What the metric should actually track

Teams that have moved past PR count as a primary signal are tracking a different set of questions. What fraction of PRs this sprint had a linked Jira ticket at merge time? Of those, what fraction corresponded to accepted epics rather than engineer-initiated tasks? How many customer-reported issues were closed by merged PRs this month, and how does that compare to how many new issues were opened?
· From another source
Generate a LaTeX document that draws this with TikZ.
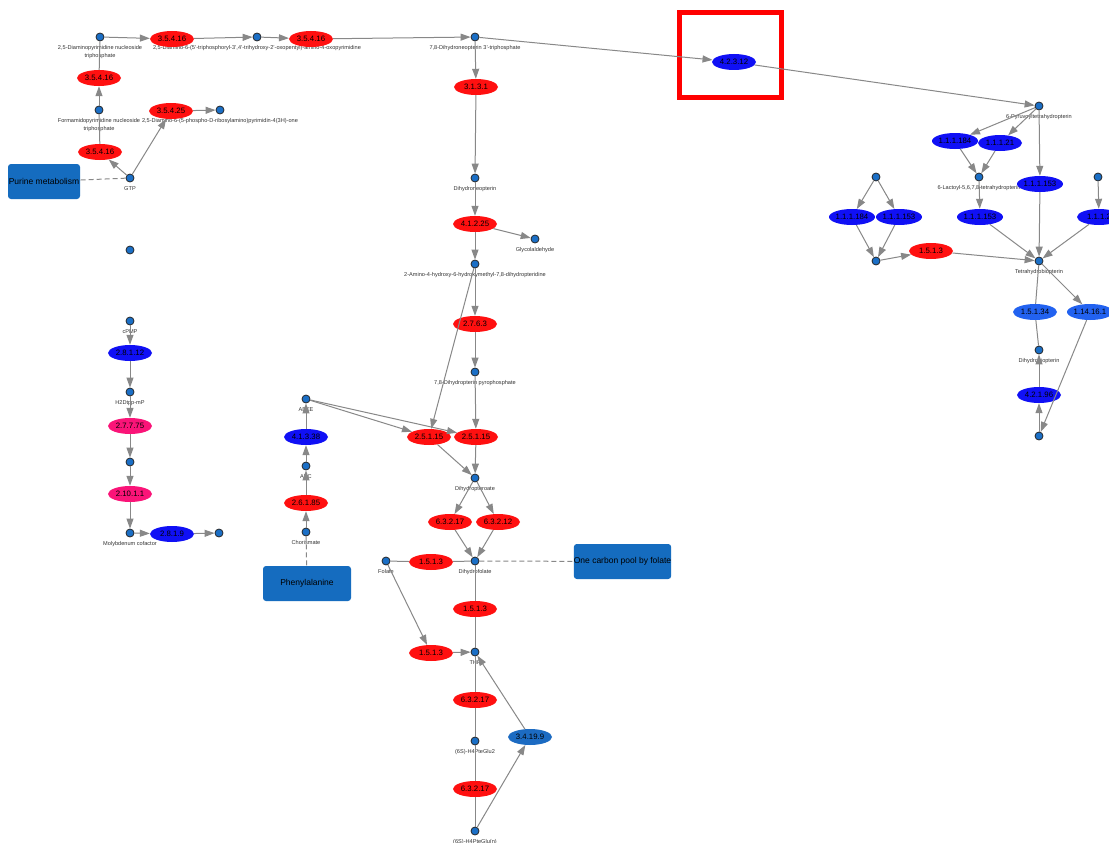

These metrics require the connection between codebase activity and business intent. They are harder to compute than counting merged PRs. They are also the only metrics that tell you whether the AI adoption investment is delivering outcomes or just generating output. An organization that cannot distinguish between the two will keep celebrating the number while the outcomes stay flat — a pattern described in detail in the context of AI coding velocity that doesn't translate to business results.

Final take

200 PRs is a fact. It is not a result. The result is whether customers got what they needed, whether bugs got fixed, whether the system is in better shape than it was 30 days ago. Those results live in the connection between what was merged and what was intended — a connection that requires codebase truth and Jira truth in the same place.

PR count is not a business metric. It never was, and AI coding tools have made it less useful faster than most organizations have noticed. The question isn't how many PRs shipped. The question is which ones moved something that mattered — and answering that requires the link between engineering activity and business intent that most teams are still missing.